I didn’t come from an academic family. I didn’t really know what the job description for a professor of political science entailed. What I did know was that I loved reading and thinking about the world.
When I got to Berkeley in the late 1980s, things were shifting politically on a global scale. It was an optimistic period: The Berlin Wall came down, apartheid was ending, and Latin America’s military dictatorships were collapsing. The “third wave” of democratization was really a triumph of liberal democracy, and I wanted to understand why, why now, and how long could it last?
I really didn’t have a grand plan to become a professor. I just wanted to keep asking questions, keep reading, and keep learning about how to study politics. It wasn’t obvious to me how any of these things worked professionally, but, luckily, I had great mentors. Being guided at the right moment can change the entire trajectory of a life.
The book that really shaped me as a graduate student was Democracy and the Market by Adam Przeworski. I still assign it in almost every class I teach. At Berkeley, where I started as a graduate student, the training had leaned more toward history, typologies, conceptualizing, path dependence, and critical junctures (the idea that past events and historical processes create conditions that set countries on certain paths and make certain outcomes more or less likely).

The professors at the University of Chicago, where I transferred in my second year of graduate school, showed me another way of thinking about how to study politics—to focus on how institutions shape individuals’ incentives and the ways in which people interact strategically. That was exactly the approach that had originally been pioneered at URochester in the 1960s. By the ’90s, it was being used by these phenomenal people who studied comparative politics at Chicago, including my mentor, Susan Stokes, who is this year’s American Political Science Association president-elect. The approach she and others taught was much more intuitive to me, and I felt I could really build on that.
If I could redesign one US political institution, it would be the Electoral College, hands down. We’re the only country in the world that still has one, and there’s really no rhyme or reason for it. It can distort the popular vote, it’s vulnerable to manipulation, and it gives the presidency—an office that over the last few decades has already seen a tremendous concentration of power because of Congress’s dysfunction—a shaky democratic foundation. It’s rare that you have an institution that is so bad that there’s no downside to reforming it. But this is definitely one of them. I’d replace it with a system where the candidate who wins the most votes nationally becomes president. That principle is really important for rebuilding trust in our democracy.

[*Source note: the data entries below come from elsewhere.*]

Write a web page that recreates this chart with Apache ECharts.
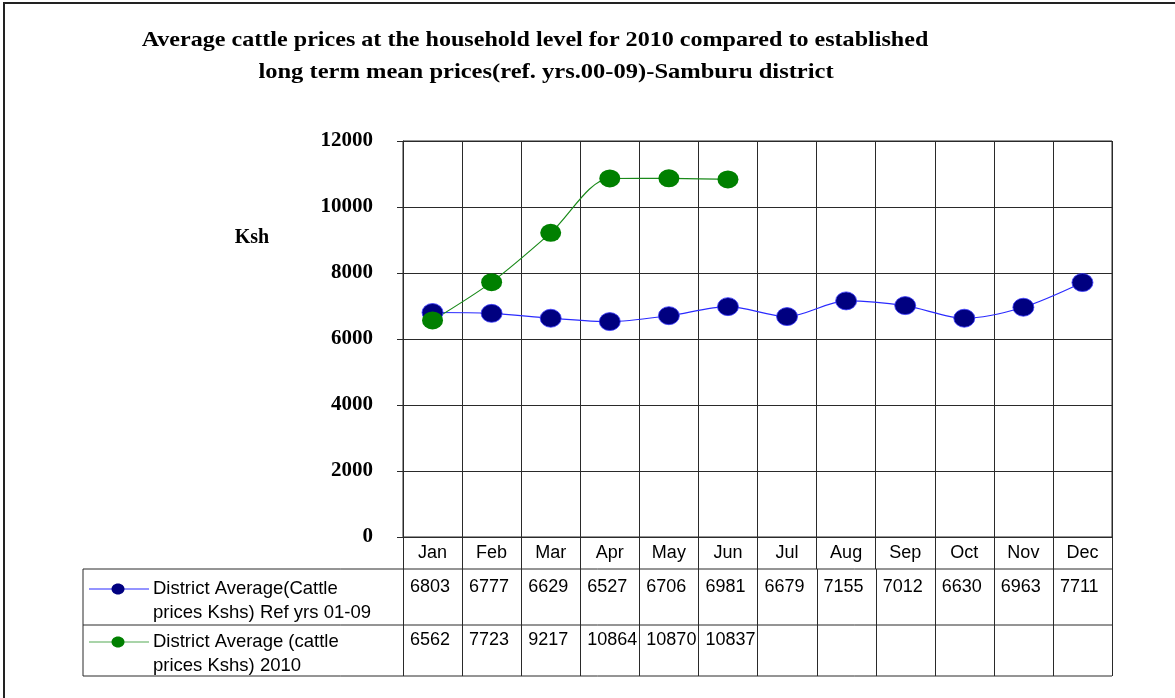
<!DOCTYPE html>
<html>
<head>
<meta charset="utf-8">
<script src="https://cdn.jsdelivr.net/npm/echarts@6/dist/echarts.min.js"></script>
<style>
  html, body { margin: 0; padding: 0; background: #ffffff; }
  #chart { width: 1175px; height: 698px; }
</style>
</head>
<body>
<div id="chart"></div>
<script>
"use strict";

/* ---------- data ---------- */
const months = ["Jan", "Feb", "Mar", "Apr", "May", "Jun", "Jul", "Aug", "Sep", "Oct", "Nov", "Dec"];
const refAverage = [6803, 6777, 6629, 6527, 6706, 6981, 6679, 7155, 7012, 6630, 6963, 7711];
const average2010 = [6562, 7723, 9217, 10864, 10870, 10837, null, null, null, null, null, null];
const seriesNames = [
    ["District Average(Cattle", "prices Kshs) Ref yrs 01-09"],
    ["District Average (cattle", "prices Kshs) 2010"]
];
const titleLines = [
    "Average cattle prices at the household level for 2010 compared to established",
    "long term mean prices(ref. yrs.00-09)-Samburu district"
];

const Theme = {
    blueLine: "#2b2bff",
    blueDot: "#000080",
    green: "#008000",
    greenLine: "#1a8a1a",
    grid: "#2a2a2a",
    text: "#000000"
};

const serif = "'Liberation Serif', 'Times New Roman', serif";
const sans = "'Liberation Sans', Arial, sans-serif";

const chart = echarts.init(document.getElementById("chart"));

chart.setOption({
    animation: false,
    grid: { left: 403, top: 141, width: 709, height: 396, show: true, borderColor: Theme.grid, borderWidth: 1 },
    xAxis: {
        type: "category",
        data: months,
        boundaryGap: true,
        axisLine: { lineStyle: { color: Theme.grid, width: 1 } },
        axisTick: { show: true, interval: 0, length: 32, lineStyle: { color: Theme.grid } },
        axisLabel: { interval: 0, margin: 7, color: Theme.text, fontFamily: sans, fontSize: 18 },
        splitLine: { show: true, interval: 0, lineStyle: { color: Theme.grid, width: 1 } }
    },
    yAxis: {
        type: "value",
        min: 0,
        max: 12000,
        interval: 2000,
        axisLine: { show: true, lineStyle: { color: Theme.grid } },
        axisTick: { show: true, length: 6, lineStyle: { color: Theme.grid } },
        axisLabel: { margin: 30, color: Theme.text, fontFamily: serif, fontWeight: "bold", fontSize: 21,
            formatter: v => String(v) },
        splitLine: { show: true, lineStyle: { color: Theme.grid, width: 1 } }
    },
    series: [
        {
            name: seriesNames[0].join(" "),
            type: "line",
            data: refAverage,
            smooth: 0.3,
            symbol: "circle",
            symbolSize: [21, 18],
            lineStyle: { color: Theme.blueLine, width: 1.2 },
            itemStyle: { color: Theme.blueDot, borderColor: "#3b3bff", borderWidth: 0.8 }
        },
        {
            name: seriesNames[1].join(" "),
            type: "line",
            data: average2010,
            smooth: 0.3,
            connectNulls: false,
            symbol: "circle",
            symbolSize: [21, 18],
            lineStyle: { color: Theme.greenLine, width: 1.2 },
            itemStyle: { color: Theme.green }
        }
    ]
});

/* ---------- frame, titles and the data table below the axis ---------- */
function buildGraphics(){
    const c0 = chart.convertToPixel({ xAxisIndex: 0 }, 0);
    const c1 = chart.convertToPixel({ xAxisIndex: 0 }, 1);
    const colW = c1 - c0;
    const left = c0 - colW / 2;
    const right = left + months.length * colW;
    const tableLeft = 83;
    const rowTops = [569, 625, 676];
    const lineStyle = { stroke: Theme.grid, lineWidth: 1 };
    const els = [];

    // outer frame (open at right/bottom, like the source)
    els.push({ type: "polyline", shape: { points: [[4, 700], [4, 3], [1176, 3]] },
        style: { stroke: "#222", lineWidth: 2, fill: null } });

    // titles
    titleLines.forEach((t, i) => {
        els.push({ type: "text", x: i === 0 ? 535 : 546, y: i === 0 ? 40 : 72, scaleX: i === 0 ? 1.095 : 1.115,
            style: { text: t, fill: Theme.text, font: "bold 22px " + serif, textAlign: "center", textVerticalAlign: "middle" } });
    });

    // y axis name
    els.push({ type: "text", x: 252, y: 238,
        style: { text: "Ksh", fill: Theme.text, font: "bold 20px " + serif, textAlign: "center", textVerticalAlign: "middle" } });

    // horizontal table lines
    rowTops.forEach(y => {
        els.push({ type: "line", shape: { x1: tableLeft, y1: y, x2: right, y2: y }, style: lineStyle });
    });
    els.push({ type: "line", shape: { x1: tableLeft, y1: rowTops[0], x2: tableLeft, y2: rowTops[2] }, style: lineStyle });
    for(let i = 0; i <= months.length; i++){
        const x = Math.round(left + i * colW) + 0.5;
        els.push({ type: "line", shape: { x1: x, y1: rowTops[0], x2: x, y2: rowTops[2] }, style: lineStyle });
    }

    // legend keys + row labels
    const rows = [
        { values: refAverage, line: Theme.blueLine, dot: Theme.blueDot, keyY: 589, valueY: 587 },
        { values: average2010, line: "#55aa55", dot: Theme.green, keyY: 642, valueY: 640 }
    ];
    rows.forEach((row, r) => {
        els.push({ type: "line", shape: { x1: 89, y1: row.keyY, x2: 149, y2: row.keyY },
            style: { stroke: row.line, lineWidth: 1.2 } });
        els.push({ type: "ellipse", shape: { cx: 118, cy: row.keyY, rx: 6.5, ry: 5.5 },
            style: { fill: row.dot } });
        seriesNames[r].forEach((txt, k) => {
            els.push({ type: "text", x: 153, y: row.keyY + k * 24,
                style: { text: txt, fill: Theme.text, font: "18.5px " + sans, textVerticalAlign: "middle" } });
        });
        row.values.forEach((v, i) => {
            if(v === null) return;
            els.push({ type: "text", x: left + i * colW + 7, y: row.valueY,
                style: { text: String(v), fill: Theme.text, font: "18px " + sans, textVerticalAlign: "middle" } });
        });
    });

    chart.setOption({ graphic: els });
}

buildGraphics();
</script>
</body>
</html>
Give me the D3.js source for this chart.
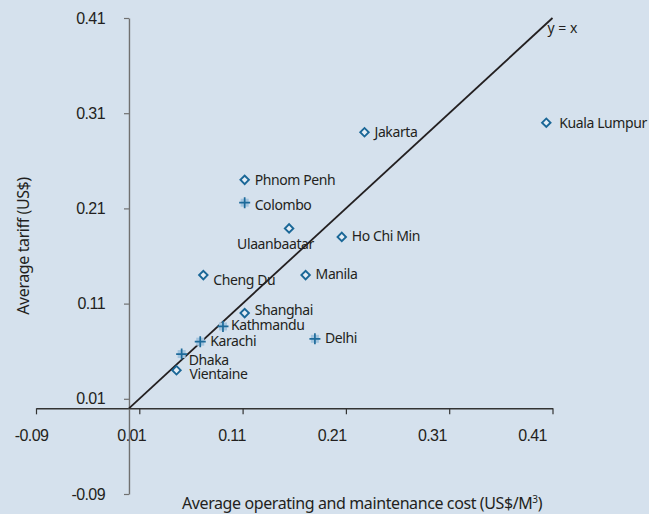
<!DOCTYPE html>
<html>
<head>
<meta charset="utf-8">
<script src="https://cdn.jsdelivr.net/npm/d3@7"></script>
<style>
  body { margin: 0; background: #d5e1ed; }
  svg { display: block; font-family: "Noto Sans", sans-serif; }
  .axis text { font-size: 16px; fill: #231f20; letter-spacing: -0.6px; }
</style>
</head>
<body>
<svg width="649" height="514"></svg>
<script>
// values
var cities = ["Kuala Lumpur", "Jakarta", "Ho Chi Min", "Phnom Penh", "Colombo", "Ulaanbaatar",
  "Cheng Du", "Manila", "Shanghai", "Kathmandu", "Karachi", "Delhi", "Dhaka", "Vientaine"];
var cost = [0.404, 0.228, 0.206, 0.112, 0.112, 0.155, 0.072, 0.171, 0.112, 0.091, 0.069, 0.180, 0.051, 0.046];
var tariff = [0.300, 0.290, 0.180, 0.240, 0.216, 0.189, 0.140, 0.140, 0.100, 0.086, 0.070, 0.073, 0.057, 0.040];
var group = ["a", "a", "a", "a", "b", "a", "a", "a", "a", "b", "b", "b", "b", "a"];
var tickValues = [-0.09, 0.01, 0.11, 0.21, 0.31, 0.41];

// label placement relative to marker (dx, dy)
var labelPos = {
  "Kuala Lumpur": [13, 5], "Jakarta": [10, 5], "Ho Chi Min": [10, 4], "Phnom Penh": [10, 5],
  "Colombo": [10, 7], "Ulaanbaatar": [-52, 21], "Cheng Du": [10, 10], "Manila": [10, 4],
  "Shanghai": [10, 2], "Kathmandu": [8, 4], "Karachi": [10, 4], "Delhi": [10, 4],
  "Dhaka": [7, 11], "Vientaine": [13, 9]
};

var data = cities.map(function(c, i) {
  return {name: c, x: cost[i], y: tariff[i], g: group[i]};
});

var svg = d3.select("svg");

var x = d3.scaleLinear().domain([-0.09, 0.41]).range([36, 552.5]);
var y = d3.scaleLinear().domain([-0.09, 0.41]).range([494, 18]);
// tick labels in the original sit on a slightly tighter spacing than the ticks
var xLabel = d3.scaleLinear().domain([-0.09, 0.41]).range([31, 532]);

var fmt = function(d) { return d3.format(".2f")(d).replace("−", "-"); };

// x axis at y = 0
var gx = svg.append("g")
    .attr("class", "axis x")
    .attr("transform", "translate(0," + y(0) + ")")
    .call(d3.axisBottom(x).tickValues(tickValues).tickSizeInner(6).tickSizeOuter(0).tickPadding(15).tickFormat(fmt));
gx.select(".domain").attr("stroke", "#333").attr("stroke-width", 1.4);
gx.selectAll(".tick line").attr("stroke", "#333").attr("stroke-width", 1.2);
gx.selectAll(".tick text").attr("x", function(d) { return xLabel(d) - x(d); });

// y axis at x = 0
var gy = svg.append("g")
    .attr("class", "axis y")
    .attr("transform", "translate(" + x(0) + ",0)")
    .call(d3.axisLeft(y).tickValues(tickValues).tickSizeInner(5).tickSizeOuter(0).tickPadding(19).tickFormat(fmt));
gy.select(".domain").attr("stroke", "#707070").attr("stroke-width", 1.4);
gy.selectAll(".tick line").attr("stroke", "#707070").attr("stroke-width", 1.2);

// y = x line
svg.append("line")
    .attr("x1", x(0)).attr("y1", y(0))
    .attr("x2", x(0.41)).attr("y2", y(0.41))
    .attr("stroke", "#231f20").attr("stroke-width", 1.8);
svg.append("text")
    .attr("x", x(0.41) - 5).attr("y", y(0.41) + 15)
    .attr("font-size", 14).attr("fill", "#231f20")
    .text("y = x");

// markers
var pts = svg.append("g").selectAll("g")
    .data(data).enter().append("g")
    .attr("transform", function(d) { return "translate(" + x(d.x) + "," + y(d.y) + ")"; });

pts.filter(function(d) { return d.g === "a"; })
  .append("rect")
    .attr("x", -3).attr("y", -3).attr("width", 6).attr("height", 6)
    .attr("transform", "rotate(45)")
    .attr("fill", "#e4edf5").attr("stroke", "#1a6797").attr("stroke-width", 1.9);

var plus = pts.filter(function(d) { return d.g === "b"; });
plus.append("rect")
    .attr("x", -4).attr("y", -4).attr("width", 8).attr("height", 8)
    .attr("fill", "#a3c4de");
plus.append("path")
    .attr("d", "M-5.5,0H5.5M0,-5.5V5.5")
    .attr("stroke", "#1d6a9a").attr("stroke-width", 1.7);

pts.append("text")
    .attr("x", function(d) { return labelPos[d.name][0]; })
    .attr("y", function(d) { return labelPos[d.name][1]; })
    .attr("font-size", 14).attr("letter-spacing", -0.4).attr("fill", "#231f20")
    .text(function(d) { return d.name; });

// axis titles
var xt = svg.append("text")
    .attr("x", 362).attr("y", 509)
    .attr("text-anchor", "middle")
    .attr("font-size", 16).attr("letter-spacing", -0.4).attr("fill", "#231f20");
xt.append("tspan").text("Average operating and maintenance cost (US$/M");
xt.append("tspan").attr("dy", -6).attr("font-size", 10).text("3");
xt.append("tspan").attr("dy", 6).text(")");

svg.append("text")
    .attr("transform", "translate(29,246) rotate(-90)")
    .attr("text-anchor", "middle")
    .attr("font-size", 16).attr("letter-spacing", -0.4).attr("fill", "#231f20")
    .text("Average tariff (US$)");
</script>
</body>
</html>
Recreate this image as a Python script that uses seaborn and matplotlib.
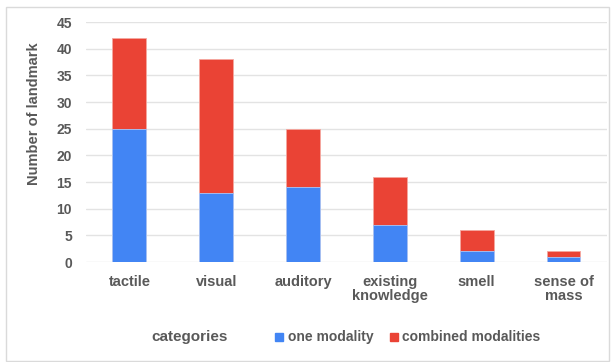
import matplotlib
matplotlib.use("Agg")
import matplotlib.pyplot as plt
import seaborn as sns
import pandas as pd
from matplotlib.lines import Line2D
from matplotlib.patches import Rectangle

categories = ["tactile", "visual", "auditory", "existing\nknowledge", "smell", "sense of\nmass"]
one_modality = [25, 13, 14, 7, 2, 1]
combined_modalities = [17, 25, 11, 9, 4, 1]
series_names = ["one modality", "combined modalities"]
y_ticks = [0, 5, 10, 15, 20, 25, 30, 35, 40, 45]

BLUE = "#4285F4"
RED = "#EA4335"
TEXT = "#595959"
GRID = "#E3E3E3"

df = pd.DataFrame({
    "category": categories,
    "one": one_modality,
    "combined": combined_modalities,
})
df["total"] = df["one"] + df["combined"]

sns.set_theme(style="white")
plt.rcParams["font.family"] = ["Liberation Sans", "DejaVu Sans"]

fig = plt.figure(figsize=(6.15, 3.62), dpi=100)
ax = fig.add_axes([0.1398, 0.2762, 0.847, 0.663])

# stacked bars: the full height in red, then the lower segment in blue over it
sns.barplot(data=df, x="category", y="total", color=RED, saturation=1,
            width=0.39, ax=ax, edgecolor="#F5A8A0", linewidth=0.6, zorder=3)
sns.barplot(data=df, x="category", y="one", color=BLUE, saturation=1,
            width=0.39, ax=ax, edgecolor="#A9C8FA", linewidth=0.6, zorder=4)

ax.set_xlim(-0.5, len(categories) - 0.5)
ax.set_ylim(0, 45)
ax.set_yticks(y_ticks)
ax.set_yticklabels([str(t) for t in y_ticks], fontsize=10, fontweight="bold", color=TEXT)
ax.set_xticks(range(len(categories)))
ax.set_xticklabels(categories, fontsize=10.5, fontweight="bold", color=TEXT,
                   linespacing=1.0)
ax.tick_params(axis="y", length=0, pad=10)
ax.tick_params(axis="x", length=0, pad=9)
ax.set_xlabel("")
ax.set_ylabel("")
ax.yaxis.grid(True, color=GRID, linewidth=1.0, zorder=0)
ax.set_axisbelow(True)
for s in ax.spines.values():
    s.set_visible(False)

fig.text(0.055, 0.686, "Number of landmark", rotation=90, ha="center", va="center",
         fontsize=10.5, fontweight="bold", color=TEXT)
fig.text(0.309, 0.068, "categories", ha="center", va="center",
         fontsize=11, fontweight="bold", color=TEXT)

handles = [
    Line2D([], [], marker="s", linestyle="none", markersize=6, color=BLUE),
    Line2D([], [], marker="s", linestyle="none", markersize=6, color=RED),
]
fig.legend(handles, series_names, loc="center left", bbox_to_anchor=(0.427, 0.068),
           ncol=2, frameon=False, handlelength=0.6, handletextpad=0.3,
           columnspacing=1.2, prop={"size": 10, "weight": "bold"}, labelcolor=TEXT)

fig.patches.append(Rectangle((6 / 615, 1 / 362), 1 - 12 / 615, 1 - 8 / 362,
                             transform=fig.transFigure, fill=False,
                             edgecolor="#DADADA", linewidth=1.0))

fig.savefig("out.png", dpi=100)
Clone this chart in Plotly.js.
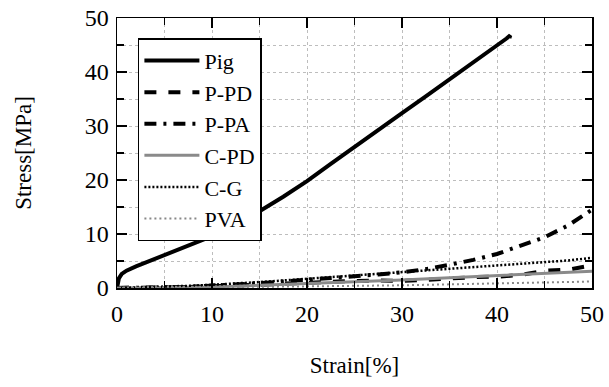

What keeps me passionate about my work is the chance to draw connections between ideas. I love taking a theoretical framework from one context and seeing how it can illuminate a completely different problem. Or noticing when something everyone assumes about politics has a neglected but important flip side. That kind of intellectual puzzle is deeply satisfying.
As I got older and became a tenured professor, I found that it’s equally satisfying to teach that approach. Watching students light up when they see how these tools or models can unlock a political puzzle—that never gets old.
And then there’s the other piece: balance. Academic life requires solitude and focus, but it also demands interaction and engagement. The trick is to have both. Fellowships and my work with Bright Line Watch and the Democracy Center are all attempts at balancing my inward, isolated academic work with the outward responsibility of sharing ideas beyond academic journals.
I feel lucky. Lucky to have had mentors who nudged me in the right direction. Lucky to be in a field where the questions never stop coming. And lucky that the things I loved as a child—reading, writing, asking why—are all part of my job description today.